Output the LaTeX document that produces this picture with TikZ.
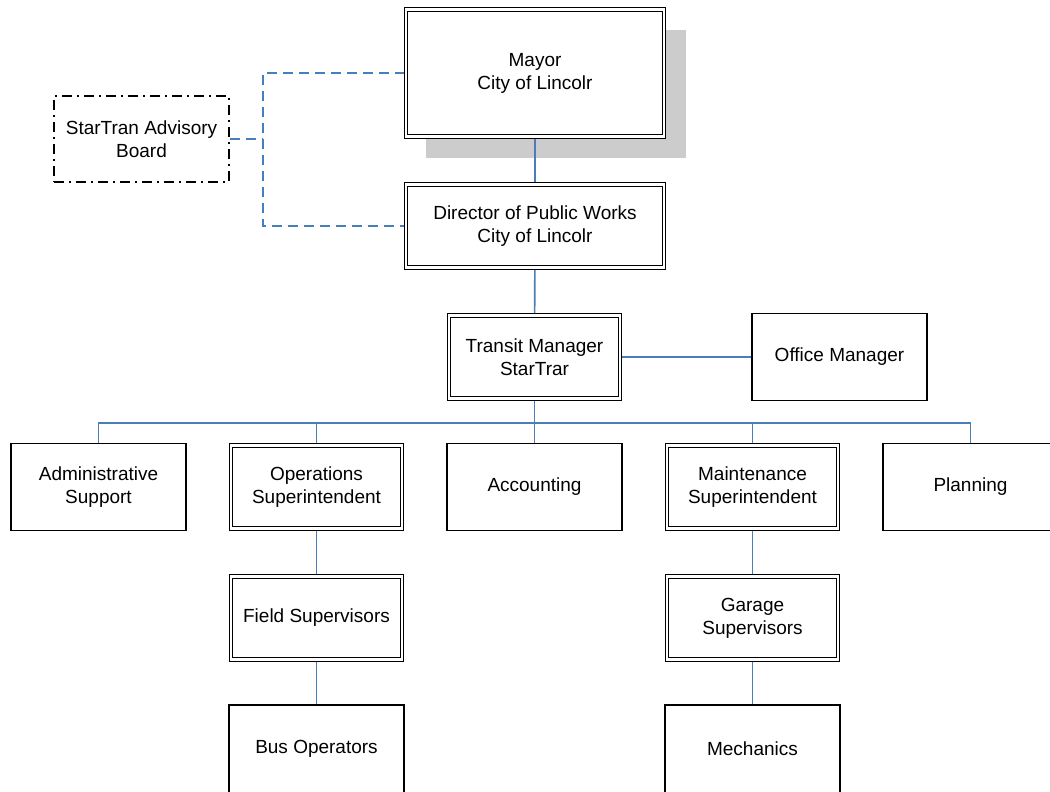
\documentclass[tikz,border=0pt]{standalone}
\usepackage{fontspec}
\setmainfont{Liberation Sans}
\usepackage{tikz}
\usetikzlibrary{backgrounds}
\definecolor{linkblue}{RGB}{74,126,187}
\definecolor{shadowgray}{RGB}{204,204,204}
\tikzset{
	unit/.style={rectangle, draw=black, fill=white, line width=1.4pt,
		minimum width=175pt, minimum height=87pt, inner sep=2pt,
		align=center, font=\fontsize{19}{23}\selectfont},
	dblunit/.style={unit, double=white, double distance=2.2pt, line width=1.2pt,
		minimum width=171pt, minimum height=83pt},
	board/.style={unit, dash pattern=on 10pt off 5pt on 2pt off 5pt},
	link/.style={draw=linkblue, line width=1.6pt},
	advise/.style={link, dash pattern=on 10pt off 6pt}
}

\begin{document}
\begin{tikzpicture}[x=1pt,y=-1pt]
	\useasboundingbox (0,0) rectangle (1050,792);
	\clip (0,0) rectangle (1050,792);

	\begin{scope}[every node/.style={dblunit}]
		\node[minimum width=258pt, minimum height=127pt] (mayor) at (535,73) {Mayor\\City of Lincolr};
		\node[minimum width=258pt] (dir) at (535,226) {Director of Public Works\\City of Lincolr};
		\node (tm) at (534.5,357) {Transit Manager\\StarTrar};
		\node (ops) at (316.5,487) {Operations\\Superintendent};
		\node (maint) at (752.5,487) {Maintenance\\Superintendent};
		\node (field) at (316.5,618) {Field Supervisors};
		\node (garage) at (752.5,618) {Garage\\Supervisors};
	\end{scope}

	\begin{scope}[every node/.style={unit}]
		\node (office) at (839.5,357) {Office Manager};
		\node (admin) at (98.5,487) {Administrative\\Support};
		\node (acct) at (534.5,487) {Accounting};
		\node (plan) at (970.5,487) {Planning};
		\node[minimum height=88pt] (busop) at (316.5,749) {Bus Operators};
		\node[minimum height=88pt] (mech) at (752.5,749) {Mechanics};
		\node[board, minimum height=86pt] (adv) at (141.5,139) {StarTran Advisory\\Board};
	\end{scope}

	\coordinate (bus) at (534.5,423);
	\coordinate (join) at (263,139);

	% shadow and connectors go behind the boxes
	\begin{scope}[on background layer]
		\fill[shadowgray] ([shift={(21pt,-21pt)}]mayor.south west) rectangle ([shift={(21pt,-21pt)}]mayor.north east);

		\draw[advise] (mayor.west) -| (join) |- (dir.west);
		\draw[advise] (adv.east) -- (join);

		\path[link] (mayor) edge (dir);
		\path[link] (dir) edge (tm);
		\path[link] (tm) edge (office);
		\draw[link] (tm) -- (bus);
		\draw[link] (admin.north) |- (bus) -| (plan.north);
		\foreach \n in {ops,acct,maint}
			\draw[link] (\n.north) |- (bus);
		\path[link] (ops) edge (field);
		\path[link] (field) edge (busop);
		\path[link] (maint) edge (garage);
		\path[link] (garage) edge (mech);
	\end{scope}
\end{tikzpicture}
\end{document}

========================================================================

**Written problem:**
Reproduce every line precisely as given, omitting all pictures.

**Full answer:**
Output the LaTeX document that produces this picture with TikZ.
\documentclass[tikz,border=0pt]{standalone}
\usepackage{fontspec}
\setmainfont{Liberation Sans}
\usepackage{tikz}
\usetikzlibrary{backgrounds}
\definecolor{linkblue}{RGB}{74,126,187}
\definecolor{shadowgray}{RGB}{204,204,204}
\tikzset{
	unit/.style={rectangle, draw=black, fill=white, line width=1.4pt,
		minimum width=175pt, minimum height=87pt, inner sep=2pt,
		align=center, font=\fontsize{19}{23}\selectfont},
	dblunit/.style={unit, double=white, double distance=2.2pt, line width=1.2pt,
		minimum width=171pt, minimum height=83pt},
	board/.style={unit, dash pattern=on 10pt off 5pt on 2pt off 5pt},
	link/.style={draw=linkblue, line width=1.6pt},
	advise/.style={link, dash pattern=on 10pt off 6pt}
}

\begin{document}
\begin{tikzpicture}[x=1pt,y=-1pt]
	\useasboundingbox (0,0) rectangle (1050,792);
	\clip (0,0) rectangle (1050,792);

	\begin{scope}[every node/.style={dblunit}]
		\node[minimum width=258pt, minimum height=127pt] (mayor) at (535,73) {Mayor\\City of Lincolr};
		\node[minimum width=258pt] (dir) at (535,226) {Director of Public Works\\City of Lincolr};
		\node (tm) at (534.5,357) {Transit Manager\\StarTrar};
		\node (ops) at (316.5,487) {Operations\\Superintendent};
		\node (maint) at (752.5,487) {Maintenance\\Superintendent};
		\node (field) at (316.5,618) {Field Supervisors};
		\node (garage) at (752.5,618) {Garage\\Supervisors};
	\end{scope}

	\begin{scope}[every node/.style={unit}]
		\node (office) at (839.5,357) {Office Manager};
		\node (admin) at (98.5,487) {Administrative\\Support};
		\node (acct) at (534.5,487) {Accounting};
		\node (plan) at (970.5,487) {Planning};
		\node[minimum height=88pt] (busop) at (316.5,749) {Bus Operators};
		\node[minimum height=88pt] (mech) at (752.5,749) {Mechanics};
		\node[board, minimum height=86pt] (adv) at (141.5,139) {StarTran Advisory\\Board};
	\end{scope}

	\coordinate (bus) at (534.5,423);
	\coordinate (join) at (263,139);

	% shadow and connectors go behind the boxes
	\begin{scope}[on background layer]
		\fill[shadowgray] ([shift={(21pt,-21pt)}]mayor.south west) rectangle ([shift={(21pt,-21pt)}]mayor.north east);

		\draw[advise] (mayor.west) -| (join) |- (dir.west);
		\draw[advise] (adv.east) -- (join);

		\path[link] (mayor) edge (dir);
		\path[link] (dir) edge (tm);
		\path[link] (tm) edge (office);
		\draw[link] (tm) -- (bus);
		\draw[link] (admin.north) |- (bus) -| (plan.north);
		\foreach \n in {ops,acct,maint}
			\draw[link] (\n.north) |- (bus);
		\path[link] (ops) edge (field);
		\path[link] (field) edge (busop);
		\path[link] (maint) edge (garage);
		\path[link] (garage) edge (mech);
	\end{scope}
\end{tikzpicture}
\end{document}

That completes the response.